Saturday, February 28, 2009
More Nebraska Landscapes
I don't know how it is in the rest of the state, but here along route 20 across the top of Nebraska, each town is announced miles ahead by these big, tall grain elevators. This one is in Gordon, and is shadowed by an even more immense one across the street. Though the prairie is mostly bare or snow-patched right now, we can see evidence of corn and wheat fields, miles and miles of them, interspersed with herds of black or red cows with, at this time of year, their little wobbly new-born calves. A few stately bulls seem to be keeping watch.
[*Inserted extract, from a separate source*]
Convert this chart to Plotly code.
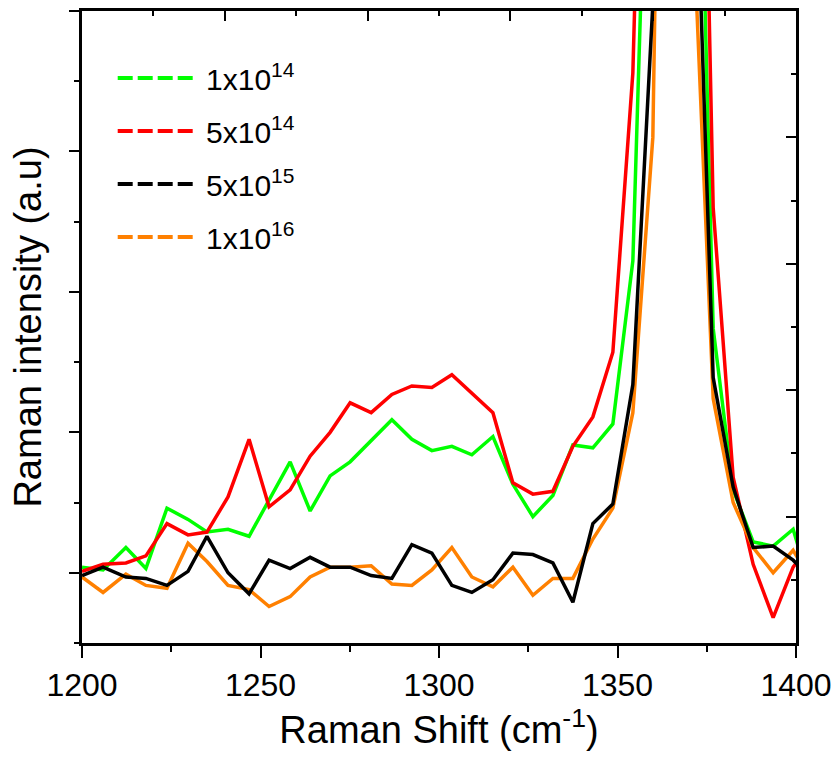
import plotly.graph_objects as go

# Raman shift positions (cm^-1)
shift = [1200.0, 1205.9, 1212.3, 1217.9, 1223.8, 1229.7, 1235.0, 1240.9, 1246.8, 1252.4,
         1258.3, 1263.9, 1269.5, 1275.1, 1281.0, 1286.8, 1292.4, 1298.0, 1303.6, 1309.2,
         1315.1, 1320.7, 1326.3, 1331.9, 1337.5, 1343.1, 1348.7, 1354.3, 1359.9, 1365.5,
         1371.1, 1376.8, 1382.4, 1388.0, 1393.6, 1399.2, 1404.8]

# intensities (a.u.)
green_1e14 = [0.04, 0.02, 0.18, 0.03, 0.46, 0.38, 0.29, 0.31, 0.26, 0.52,
              0.79, 0.44, 0.69, 0.79, 0.94, 1.09, 0.95, 0.87, 0.90, 0.84,
              0.97, 0.63, 0.40, 0.55, 0.91, 0.89, 1.06, 2.22, 6.9, 13.0,
              7.45, 1.74, 0.59, 0.22, 0.19, 0.31, -0.17]
red_5e14 = [0.01, 0.06, 0.07, 0.12, 0.35, 0.27, 0.29, 0.54, 0.95, 0.47,
            0.59, 0.83, 1.00, 1.21, 1.14, 1.27, 1.33, 1.32, 1.41, 1.28,
            1.14, 0.64, 0.56, 0.58, 0.90, 1.11, 1.57, 3.56, 8.4, 14.0,
            9.6, 2.6, 0.68, 0.06, -0.32, 0.04, 0.23]
black_5e15 = [-0.02, 0.04, -0.03, -0.04, -0.09, 0.01, 0.26, 0.00, -0.15, 0.09,
              0.03, 0.11, 0.04, 0.04, -0.02, -0.04, 0.20, 0.14, -0.09, -0.14,
              -0.05, 0.14, 0.13, 0.07, -0.21, 0.35, 0.49, 1.34, 4.05, 12.0,
              5.8, 1.39, 0.61, 0.18, 0.19, 0.09, -0.05]
orange_1e16 = [-0.03, -0.14, -0.01, -0.09, -0.11, 0.21, 0.08, -0.09, -0.12, -0.24,
               -0.17, -0.03, 0.04, 0.04, 0.05, -0.08, -0.09, 0.02, 0.18, -0.03,
               -0.10, 0.04, -0.16, -0.04, -0.04, 0.24, 0.46, 1.14, 3.1, 12.2,
               4.7, 1.24, 0.50, 0.18, 0.00, 0.16, -0.08]

labels = ["1x10<sup>14</sup>", "5x10<sup>14</sup>", "5x10<sup>15</sup>", "1x10<sup>16</sup>"]
colors = ["#00FF00", "#FF0000", "#000000", "#FF8000"]
series = [green_1e14, red_5e14, black_5e15, orange_1e16]

FONT = "Liberation Sans, Arial, sans-serif"

fig = go.Figure()

# data lines (orange drawn under black)
for idx in [0, 1, 3, 2]:
    fig.add_trace(go.Scatter(x=shift, y=series[idx], mode="lines",
                             line=dict(color=colors[idx], width=3.5),
                             showlegend=False, hoverinfo="skip"))

# legend entries (dashed samples)
for i, (lab, col) in enumerate(zip(labels, colors)):
    fig.add_trace(go.Scatter(x=[None], y=[None], mode="lines", name="&nbsp;" + lab,
                             legendgroup="g%d" % i,
                             line=dict(color=col, width=4, dash="15px,5px")))

# dummy trace for the top/right axes
fig.add_trace(go.Scatter(x=[None], y=[None], xaxis="x2", yaxis="y2",
                         showlegend=False, hoverinfo="skip"))

fig.update_layout(
    width=838, height=758,
    margin=dict(l=82, r=42, t=11, b=115, autoexpand=False),
    paper_bgcolor="white", plot_bgcolor="white",
    font=dict(family=FONT, color="black"),
    showlegend=True,
    legend=dict(x=0.043, y=0.935, xanchor="left", yanchor="top",
                bgcolor="rgba(0,0,0,0)", font=dict(size=30, family=FONT),
                itemwidth=75, traceorder="grouped", tracegroupgap=11),
    xaxis=dict(range=[1200, 1400], showgrid=False, zeroline=False, automargin=False,
               showline=True, linewidth=3, linecolor="black",
               ticks="outside", ticklen=12, tickwidth=2, tickcolor="black",
               tick0=1200, dtick=50,
               minor=dict(ticks="outside", ticklen=6, tickwidth=2, dtick=25, tickcolor="black"),
               tickfont=dict(size=32, family=FONT),
               title=dict(text="Raman Shift (cm<sup>-1</sup>)", font=dict(size=38, family=FONT),
                          standoff=8)),
    xaxis2=dict(overlaying="x", side="top", anchor="y", range=[0, 5], automargin=False,
                showgrid=False, zeroline=False, showline=True, linewidth=3, linecolor="black",
                ticks="inside", ticklen=10, tickwidth=2, tickcolor="black", dtick=1, tick0=0,
                minor=dict(ticks="inside", ticklen=5, tickwidth=2, dtick=0.5, tickcolor="black"),
                showticklabels=False),
    yaxis=dict(range=[-0.5, 4.0], showgrid=False, zeroline=False, automargin=False,
               showline=True, linewidth=3, linecolor="black",
               ticks="outside", ticklen=10, tickwidth=2, tickcolor="black", tick0=0, dtick=1,
               minor=dict(ticks="outside", ticklen=5, tickwidth=2, dtick=0.5, tickcolor="black"),
               showticklabels=False,
               title=dict(text="Raman intensity (a.u)", font=dict(size=38, family=FONT),
                          standoff=16)),
    yaxis2=dict(overlaying="y", side="right", anchor="x", range=[0, 5], automargin=False,
                showgrid=False, zeroline=False, showline=True, linewidth=3, linecolor="black",
                ticks="inside", ticklen=10, tickwidth=2, tickcolor="black", dtick=1, tick0=0,
                minor=dict(ticks="inside", ticklen=5, tickwidth=2, dtick=0.5, tickcolor="black"),
                showticklabels=False),
)

fig.write_html("out.html")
A morning drive took us about 25 miles south of the small town of Rushville, population 1000, also dominated by huge grain elevators. This lake, Smith Lake, was once part of a large ranch and is now open to the public (few and far between!) for picnicking and boating. It was mostly frozen over but a few hardy Canada geese were honking nearby. We welcomed this break from the usual miles of prairie and gently rolling hills. I'm amazed at how far apart each ranch house and accompanying out-buildings with their piles of farm machinery are from the next ranch and buildings and machinery. One fellow we met the other day said he managed a 7000 acre ranch! And his house is in the middle of all that land! It would be a lonely existence for some. It makes me think of all those very early homesteaders who came on the Oregon Trail; in fact, many of the ranchers around here are descendants of those pioneers and still farm the same land. Though we were initially bored with the sameness of this vast land, we have since begun to see beauty all around us, noticing things we didn't see before. We are thankful for our time here!